Giuliani – Pieranunzi | 10.04.2010

Neuburger Rundschau | Dr. Tobias Böcker
 

Sie gehören unstreitig zu den wichtigsten Aushängeschildern des Jazz vom Stiefel, die beiden Italiener Enrico Pieranunzi und Rosario Giuliani. Im Duo brachten sie eine Hommage an Thelonious Monk mit nach Neuburg an der Donau, trugen die Inspiration der ersten Stunde des modernen Jazz in beeindruckend stimmiger Weise ins Jahr 2010.

Eigentlich schwer vorstellbar, dieses Dreieck: Thelonious Monk lieferte die Kompositionen, jener spätere Eremit, der Anfang der 1940er Jahre er Hauspianist im Harlemer Club Minton’s Playhouse wurde, dem Treffpunkt eines losen Verbandes junger Musiker, die bei Jam-Sessions nach neuen musikalischen Wegen abseits des Swing-Mainstreams suchten. Neben Charlie Parker, Dizzy Gillespie, Charlie Christian und Kenny Clarke zählte Monk damit zu dem Kreis der Musiker, die später als Keimzelle eines neuen Stils – des Bebop – und damit des Modern Jazz gelten sollten. Monk, den Zeitgenossen als einen sehr introvertierten Exzentriker beschreiben, brachte in die Jazzgeschichte einzigartige Kompositionen ein, die ihn auch über seinen Tod im Jahre 1982 als eine der prägendsten Gestalten des Jazz zeigen.

Seine kantigen, kauzigen, intelligenten Stücke mit ihrem stets präsenten Überraschungspotential stehen wie Solitaire im Raum, fordern von jedem, der sich an sie wagt, alles. Die beiden anderen Seiten des Dreiecks stehen höchst gegenwärtig auf der Bühne des Birdland in Neuburg, könnten auf’s erste Vorurteil gegensätzlicher nicht sein: Da ist Enrico Pieranunzi, der klassisch gebildete Jazzprofessor am edlen Bösendorfer, Meister romantischer Klavierimprovisationen und impressionistischer Feingeist, inspiriert von der in sich gekehrten, lyrischen Sensibilität Bill Evans‘, mit flexiblem Anschlag und nuancierter Dynamik. Da ist auf der anderen Seite der Powerbläser und bekennende Carlie Parker Fan Rosario Giuliani, dessen Altsaxophon in der Lage ist, jeden Ferrari als lahme Ente hinter sich zu lassen mit aufstaubendem Tempo.

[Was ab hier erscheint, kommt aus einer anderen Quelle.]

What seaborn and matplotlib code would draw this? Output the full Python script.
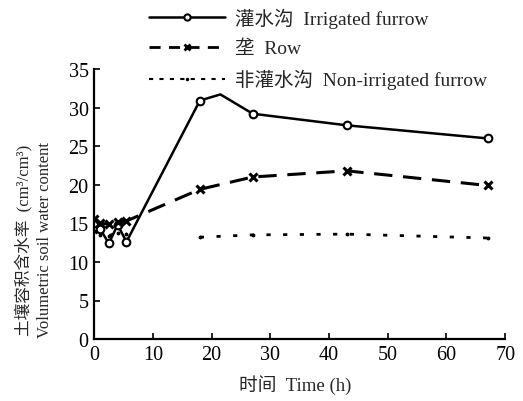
import matplotlib
matplotlib.use("Agg")
import matplotlib.pyplot as plt
from matplotlib.lines import Line2D
import seaborn as sns
import pandas as pd

# ---- data ----
time_h = [0, 1, 2.5, 4, 5.5, 18, 27, 43, 67]
irrigated = [15.0, 14.3, 12.4, 14.8, 12.6, 30.9, 29.2, 27.7, 26.0]
row = [15.6, 15.0, 14.9, 15.2, 15.3, 19.4, 21.0, 21.8, 19.9]
non_irrigated = [14.0, 13.5, 13.4, 13.8, 13.6, 13.2, 13.5, 13.6, 13.1]
non_segment = [0, 0, 0, 0, 0, 1, 1, 1, 1]
# crest of the irrigated curve as drawn in the reference (no marker there)
irr_crest_t = 21.5
irr_crest_v = 31.7

labels = ["灌水沟  Irrigated furrow", "垄  Row", "非灌水沟  Non-irrigated furrow"]
x_ticks = [0, 10, 20, 30, 40, 50, 60, 70]
y_ticks = [0, 5, 10, 15, 20, 25, 30, 35]

sns.set_theme(style="ticks")
fam = ["Liberation Serif", "Noto Sans CJK SC", "DejaVu Sans"]
plt.rcParams["font.family"] = fam

df_irr = pd.DataFrame({"t": time_h + [irr_crest_t],
                       "v": irrigated + [irr_crest_v]}).sort_values("t")
crest_idx = list(df_irr["t"]).index(irr_crest_t)
irr_marks = [i for i in range(len(df_irr)) if i != crest_idx]
df_row = pd.DataFrame({"t": time_h, "v": row})
df_non = pd.DataFrame({"t": time_h, "v": non_irrigated, "seg": non_segment})

fig = plt.figure(figsize=(5.23, 4.02), dpi=100)
ax = fig.add_axes([0.180, 0.154, 0.786, 0.672])

sns.lineplot(data=df_irr, x="t", y="v", ax=ax, color="black", lw=1.8,
             sort=True, marker="o", markersize=5.5, markerfacecolor="white",
             markeredgecolor="black", markeredgewidth=1.5,
             markevery=irr_marks)
sns.lineplot(data=df_row, x="t", y="v", ax=ax, color="black", lw=2.2,
             linestyle=(0, (6, 3.5)), marker="x", markersize=6,
             markeredgecolor="black", markeredgewidth=2.2)
sns.lineplot(data=df_non, x="t", y="v", units="seg", estimator=None, ax=ax,
             color="black", lw=2.0, linestyle=(0, (1.5, 4.5)),
             marker=".", markersize=4, markeredgecolor="black",
             markerfacecolor="black")

ax.set_xlim(0, 70)
ax.set_ylim(0, 35)
ax.set_xticks(x_ticks)
ax.set_yticks(y_ticks)
ax.tick_params(direction="in", length=4, width=1.2, labelsize=14.5,
               colors="black", pad=4)
for lab in ax.get_xticklabels() + ax.get_yticklabels():
    lab.set_family(fam)
sns.despine(ax=ax)
for s in ["left", "bottom"]:
    ax.spines[s].set_linewidth(1.6)
    ax.spines[s].set_color("black")

ax.set_xlabel("时间  Time (h)", fontsize=13.5, family=fam)
ax.xaxis.set_label_coords(0.49, -0.13)
ax.set_ylabel("土壤容积含水率  (cm³/cm³)\nVolumetric soil water content",
              fontsize=12, family=fam, linespacing=1.3)
ax.yaxis.set_label_coords(-0.10, 0.37)

handles = [
    Line2D([], [], color="black", lw=1.8, marker="o", markersize=4.5,
           markerfacecolor="white", markeredgewidth=1.5),
    Line2D([], [], color="black", lw=2.0, linestyle=(0, (4, 3)), marker="x",
           markersize=5, markeredgewidth=2),
    Line2D([], [], color="black", lw=1.5, linestyle=(0, (2, 3)), marker=".",
           markersize=3),
]
fig.legend(handles, labels, loc="upper left", bbox_to_anchor=(0.285, 0.978),
           frameon=False, handlelength=3.9, handletextpad=0.5,
           labelspacing=0.6, borderpad=0, borderaxespad=0,
           prop={"family": fam, "size": 14})

fig.savefig("out.png", dpi=100)
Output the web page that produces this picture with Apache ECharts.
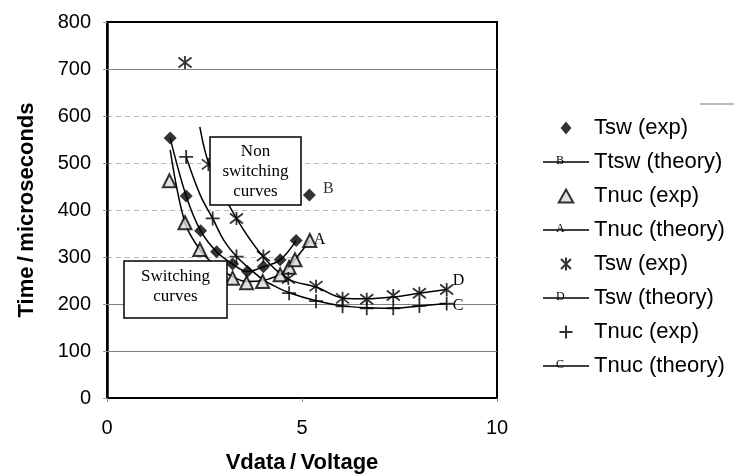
<!DOCTYPE html>
<html>
<head>
<meta charset="utf-8">
<script src="https://cdn.jsdelivr.net/npm/echarts@6/dist/echarts.min.js"></script>
<style>
  html, body { margin: 0; padding: 0; background: #fff; }
  #main { width: 734px; height: 476px; }
</style>
</head>
<body>
<div id="main"></div>
<script>
// ---- data (Vdata in volts, time in microseconds) ----
// switching curves
var vTswExp = [1.62, 2.03, 2.40, 2.81, 3.22, 3.60, 4.01, 4.44, 4.85, 5.19];
var tTswExp = [553, 430, 356, 311, 285, 269, 279, 294, 335, 432];
var vTswTheoryB = [1.62, 2.03, 2.40, 2.81, 3.22, 3.60, 4.01, 4.44, 4.85];
var tTswTheoryB = [553, 430, 356, 311, 285, 269, 279, 294, 335];
var vTnucExp = [1.60, 2.00, 2.38, 3.22, 3.58, 3.99, 4.44, 4.67, 4.82, 5.20];
var tTnucExp = [462, 373, 316, 255, 245, 248, 262, 278, 294, 335];
var vTnucTheoryA = [1.62, 2.00, 2.38, 2.80, 3.22, 3.58, 3.99, 4.44, 4.67, 4.82, 5.20];
var tTnucTheoryA = [528, 373, 316, 280, 258, 248, 250, 263, 278, 294, 335];
// non switching curves
var vTswExp2 = [2.00, 2.60, 3.32, 4.01, 4.65, 5.36, 6.04, 6.66, 7.34, 8.01, 8.71];
var tTswExp2 = [714, 497, 382, 302, 254, 238, 212, 210, 218, 223, 231];
var vTswTheoryD = [2.38, 2.64, 3.32, 4.01, 4.65, 5.36, 6.04, 6.66, 7.34, 8.01, 8.71];
var tTswTheoryD = [577, 492, 382, 300, 253, 236, 213, 211, 215, 223, 231];
var vTnucExp2 = [2.03, 2.71, 3.32, 4.67, 5.36, 6.04, 6.66, 7.34, 8.01, 8.71];
var tTnucExp2 = [513, 382, 301, 223, 206, 195, 191, 191, 196, 201];
var vTnucTheoryC = [2.03, 2.40, 2.71, 3.00, 3.32, 3.70, 4.00, 4.30, 4.67, 5.36, 6.04, 6.66, 7.34, 8.01, 8.71];
var tTnucTheoryC = [513, 430, 382, 335, 301, 272, 252, 238, 224, 207, 196, 192, 191, 196, 201];

var yTicks = [0, 100, 200, 300, 400, 500, 600, 700, 800];
var xTicks = [0, 5, 10];
var solidGridValues = [100, 200, 700];

var legendNames = ['Tsw (exp)', 'Ttsw (theory)', 'Tnuc (exp)', 'Tnuc (theory)',
                   'Tsw (exp)\u200b', 'Tsw (theory)', 'Tnuc (exp)\u200b', 'Tnuc (theory)\u200b'];
var theoryLetters = ['B', 'A', 'D', 'C'];

var diamondPath = 'path://M5,0L10,6L5,12L0,6Z';
var trianglePath = 'path://M5,0L10,9L0,9Z';
var starPath = 'path://M0,0L10,10M10,0L0,10M5,-1.5L5,11.5';
var plusPath = 'path://M6,0L6,12M0,6L12,6';
var lineIcon = 'path://M0,0L46,0L46,1.6L0,1.6Z';

function pairs(xs, ys) {
    return xs.map(function (x, i) { return [x, ys[i]]; });
}
var letterFont = { fontFamily: 'Liberation Serif', fontSize: 16, color: '#000' };

function theory(name, xs, ys, letter, offset) {
    return {
        name: name, type: 'line', smooth: 0.35, symbol: 'none',
        lineStyle: { color: '#000', width: 1.5 },
        itemStyle: { color: '#000' },
        endLabel: Object.assign({ show: !!letter, formatter: letter || '', offset: offset || [0, 0], distance: 4 }, letterFont),
        data: pairs(xs, ys), z: 2
    };
}

var diamonds = pairs(vTswExp, tTswExp);
var lastD = diamonds.length - 1;
diamonds[lastD] = {
    value: diamonds[lastD],
    label: Object.assign({ show: true, formatter: 'B', position: 'right', offset: [2, -6] }, letterFont)
};

var myChart = echarts.init(document.getElementById('main'));
myChart.setOption({
    animation: false,
    backgroundColor: '#fff',
    grid: {
        left: 107, right: 237, top: 22, bottom: 78,
        outerBoundsMode: 'none', containLabel: false,
        show: true, borderColor: '#000', borderWidth: 2
    },
    xAxis: {
        type: 'value', min: 0, max: 10, interval: 5,
        name: 'Vdata\u2009/\u2009Voltage', nameLocation: 'middle', nameGap: 54,
        nameTextStyle: { fontFamily: 'Liberation Sans', fontWeight: 'bold', fontSize: 22, color: '#000' },
        axisLine: { lineStyle: { color: '#000', width: 2 } },
        axisTick: { show: true, length: 4, lineStyle: { color: '#888' } },
        axisLabel: {
            fontFamily: 'Liberation Sans', fontSize: 20, color: '#000', margin: 20,
            formatter: function (v) { return xTicks.indexOf(v) >= 0 ? String(v) : ''; }
        },
        splitLine: { show: false }
    },
    yAxis: {
        type: 'value', min: 0, max: 800, interval: 100,
        name: 'Time\u2009/\u2009microseconds', nameLocation: 'middle', nameGap: 69,
        nameTextStyle: { fontFamily: 'Liberation Sans', fontWeight: 'bold', fontSize: 22, color: '#000' },
        axisLine: { lineStyle: { color: '#000', width: 2.5 } },
        axisTick: { show: true, length: 4, lineStyle: { color: '#999' } },
        axisLabel: {
            fontFamily: 'Liberation Sans', fontSize: 20, color: '#000', margin: 16,
            formatter: function (v) { return yTicks.indexOf(v) >= 0 ? String(v) : ''; }
        },
        splitLine: { show: true, lineStyle: { color: '#b8b8b8', width: 1, type: [5, 4] } }
    },
    legend: {
        orient: 'vertical', left: 538, top: 112,
        itemWidth: 46, itemHeight: 13, itemGap: 12,
        symbolKeepAspect: true,
        selectedMode: false,
        data: legendNames.map(function (n, i) {
            return i % 2 === 1 ? { name: n, icon: lineIcon, itemStyle: { color: '#000' } } : { name: n };
        }),
        textStyle: { fontFamily: 'Liberation Sans', fontSize: 22, color: '#000' },
        formatter: function (n) { return n.replace('\u200b', ''); }
    },
    series: [
        {
            name: legendNames[0], type: 'scatter', symbol: diamondPath, symbolSize: 13,
            itemStyle: { color: '#000' },
            data: diamonds, z: 5,
            markLine: {
                silent: true, symbol: 'none', label: { show: false },
                lineStyle: { color: '#808080', width: 1, type: 'solid' },
                data: solidGridValues.map(function (v) { return { yAxis: v }; })
                    .concat([{ yAxis: 800, lineStyle: { color: '#000', width: 2, type: 'solid' } }]),
                z: 1
            }
        },
        theory(legendNames[1], vTswTheoryB, tTswTheoryB),
        {
            name: legendNames[2], type: 'scatter', symbol: trianglePath, symbolSize: 13,
            itemStyle: { color: '#d8d8d8', borderColor: '#000', borderWidth: 2 },
            data: pairs(vTnucExp, tTnucExp), z: 5
        },
        theory(legendNames[3], vTnucTheoryA, tTnucTheoryA, 'A', [0, -1]),
        {
            name: legendNames[4], type: 'scatter', symbol: starPath, symbolSize: 13,
            itemStyle: { color: 'rgba(0,0,0,0)', borderColor: '#000', borderWidth: 1.8 },
            data: pairs(vTswExp2, tTswExp2), z: 5
        },
        theory(legendNames[5], vTswTheoryD, tTswTheoryD, 'D', [2, -9]),
        {
            name: legendNames[6], type: 'scatter', symbol: plusPath, symbolSize: 14,
            itemStyle: { color: 'rgba(0,0,0,0)', borderColor: '#000', borderWidth: 1.8 },
            data: pairs(vTnucExp2, tTnucExp2), z: 5
        },
        theory(legendNames[7], vTnucTheoryC, tTnucTheoryC, 'C', [2, 2])
    ],
    graphic: [
        // "Non switching curves" annotation
        { type: 'rect', z: 100, shape: { x: 210, y: 137, width: 91, height: 68 },
          style: { fill: '#fff', stroke: '#000', lineWidth: 1.5 } },
        { type: 'text', z: 101, left: 214, top: 142,
          style: { text: 'Non\nswitching\ncurves', width: 83, align: 'center', textAlign: 'center',
                   font: '17px "Liberation Serif"', lineHeight: 20, fill: '#000', x: 41 } },
        // "Switching curves" annotation
        { type: 'rect', z: 100, shape: { x: 124, y: 261, width: 103, height: 57 },
          style: { fill: '#fff', stroke: '#000', lineWidth: 1.5 } },
        { type: 'text', z: 101, left: 128, top: 267,
          style: { text: 'Switching\ncurves', width: 95, align: 'center', textAlign: 'center',
                   font: '17px "Liberation Serif"', lineHeight: 20, fill: '#000', x: 47 } }
    ].concat([
        // legend frame remnant
        { type: 'line', z: 50, shape: { x1: 700, y1: 104, x2: 734, y2: 104 },
          style: { stroke: '#777', lineWidth: 1 } }
    ]).concat(theoryLetters.map(function (t, i) {
        // letters sitting on the theory lines in the legend
        return { type: 'text', z: 60, left: 556, top: 155 + i * 68,
                 style: { text: t, font: '12px "Liberation Serif"', fill: '#000' } };
    }))
});
</script>
</body>
</html>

Beide in Kombination: Hop oder Top, grandioser Flop oder fulminantes Konzert! Gegen ersteres sprach von vorn herein die Qualität der Musiker, das zweite war’s: Pieranunzi spielte so extrovertiert wie selten nicht nur im eigenen „Many Moons Ago“, Giuliani mit großem Herzen, sensitiver Empathie, stets kontrollierter Offensive und leisen „Reflections“, auch wenn die Post dann doch mal abging: „I Mean You“. Katalysator der beiden Temperamente war der Genius Monks. An dessen Musik kann man sich sowieso nicht satt spielen, nicht genug von ihr hören.